> **GIVEN DATA**
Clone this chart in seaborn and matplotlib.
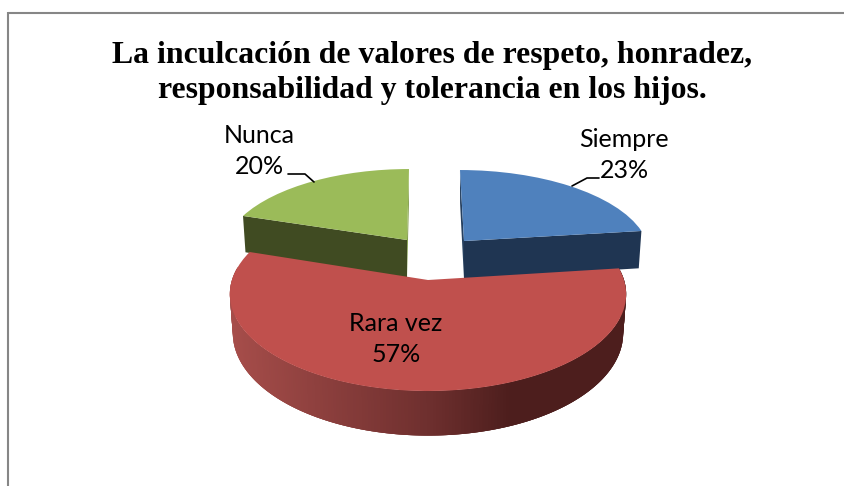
import numpy as np
import matplotlib
matplotlib.use("Agg")
import matplotlib.pyplot as plt
import seaborn as sns
from matplotlib.transforms import Transform
from matplotlib.patches import Polygon

categories = ["Siempre", "Rara vez", "Nunca"]
values = [23, 57, 20]
slice_colors = ["#4F81BD", "#C0504D", "#9BBB59"]
side_colors = ["#1F3552", "#4D1E1D", "#404B22"]
back_colors = ["#26405F", "#4D1E1D", "#7F9A48"]
title_lines = ["La inculcación de valores de respeto, honradez,",
               "responsabilidad y tolerancia en los hijos."]

sns.set_theme(style="white")
W, H = 844, 486
fig = plt.figure(figsize=(W / 100, H / 100), dpi=100)
ax = fig.add_axes([0, 0, 1, 1])
wedges, _ = ax.pie(values, colors=slice_colors, startangle=90, counterclock=False, radius=1,
                   wedgeprops=dict(linewidth=0, edgecolor="none"))
ax.set_aspect("auto")
ax.set_xlim(0, W)
ax.set_ylim(H, 0)
ax.axis("off")

K = 0.147


class Perspective(Transform):
    """Projects the unit pie onto a tilted plane, in pixel-like data units."""
    input_dims = output_dims = 2

    def __init__(self, cx, cy, rx, ry, shear):
        super().__init__()
        self.p = (cx, cy, rx, ry, shear)

    def transform_non_affine(self, xy):
        cx, cy, rx, ry, shear = self.p
        xy = np.asarray(xy, float)
        u, v = xy[:, 0], xy[:, 1]
        w = 1 + K * v
        return np.column_stack([cx + (rx * u + shear * v) / w, cy - ry * v / w])


def drop(pts, cx, depth, v):
    out = pts.copy()
    out[:, 0] = cx + (pts[:, 0] - cx) * 0.985
    out[:, 1] = pts[:, 1] + depth / (1 + K * v)
    return out


def unit(theta):
    t = np.deg2rad(theta)
    return np.column_stack([np.cos(t), np.sin(t)])


geometry = [
    (464, 241, 182.7, 81.4, -4.6),
    (428, 280, 196.0, 94.7, 0.0),
    (407, 240, 181.0, 81.4, 2.3),
]
DEPTH = 38.0
grad_x = [232, 430, 510, 640]
grad_r = [0xA6, 0x6E, 0x4D, 0x4D]
grad_g = [0x4D, 0x2F, 0x1E, 0x1E]
grad_b = [0x4A, 0x2E, 0x1D, 0x1D]

# Blue and green slices: flat cut faces, then the tops
for i in (0, 2):
    w, tr = wedges[i], Perspective(*geometry[i])
    cx = geometry[i][0]
    for ang in (w.theta1, w.theta2):
        rim = unit(np.array([ang]))
        quad = np.vstack([np.zeros((1, 2)), rim])
        top = tr.transform_non_affine(quad)
        bot = drop(top, cx, DEPTH, quad[:, 1])
        c = side_colors[i] if rim[0, 1] < 0.5 else back_colors[i]
        ax.add_patch(Polygon(np.vstack([top, bot[::-1]]), closed=True, fc=c, ec="none", zorder=2))
    w.set_transform(w.get_patch_transform() + tr + ax.transData)
    w.set_zorder(3)

# Red slice: shaded rim, then the top
w, tr = wedges[1], Perspective(*geometry[1])
cx = geometry[1][0]
angles = np.linspace(w.theta1, w.theta2, 260)
rim = unit(angles)
top = tr.transform_non_affine(rim)
bot = drop(top, cx, DEPTH, rim[:, 1])
for j in range(len(rim) - 3):
    if rim[j, 1] > 0.15:
        continue
    xm = 0.5 * (top[j, 0] + top[j + 1, 0])
    c = (np.interp(xm, grad_x, grad_r) / 255, np.interp(xm, grad_x, grad_g) / 255, np.interp(xm, grad_x, grad_b) / 255)
    q = np.vstack([top[j:j + 4], bot[j:j + 4][::-1]])
    ax.add_patch(Polygon(q, closed=True, fc=c, ec="none", zorder=4))
w.set_transform(w.get_patch_transform() + tr + ax.transData)
w.set_zorder(5)

# Frame
frame = dict(color="#868686", lw=1.5, zorder=1, solid_capstyle="butt")
ax.plot([8, 8], [486, 12.5], **frame)
ax.plot([7.5, 844], [13, 13], **frame)

# Title
for line, y in zip(title_lines, (56, 90.5)):
    ax.text(432.5, y, line, ha="center", va="center", family="Liberation Serif",
            fontweight="bold", fontsize=22.9, color="black", zorder=6)

# Labels
lab = dict(ha="center", va="center", family="Lato", fontsize=18, color="black", linespacing=1.45, zorder=6)
texts = [(624, 155), (396, 339), (259, 151)]
for name, val, (x, y) in zip(categories, values, texts):
    ax.text(x, y, f"{name}\n{val}%", **lab)

# Leader lines
lead = dict(color="black", lw=1.2, zorder=6)
ax.plot([599, 587, 572], [178, 178, 186], **lead)
ax.plot([288, 305, 314], [174, 174, 182], **lead)

fig.savefig("out.png", dpi=100, facecolor="white")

> **GIVEN REQUEST**
Begin at the first line of the material and copy each line exactly through the one containing "y tolerancia en". Omit pictures.

> **TASK ANSWER**
Clone this chart in seaborn and matplotlib.
import numpy as np
import matplotlib
matplotlib.use("Agg")
import matplotlib.pyplot as plt
import seaborn as sns
from matplotlib.transforms import Transform
from matplotlib.patches import Polygon

categories = ["Siempre", "Rara vez", "Nunca"]
values = [23, 57, 20]
slice_colors = ["#4F81BD", "#C0504D", "#9BBB59"]
side_colors = ["#1F3552", "#4D1E1D", "#404B22"]
back_colors = ["#26405F", "#4D1E1D", "#7F9A48"]
title_lines = ["La inculcación de valores de respeto, honradez,",
               "responsabilidad y tolerancia en los hijos."]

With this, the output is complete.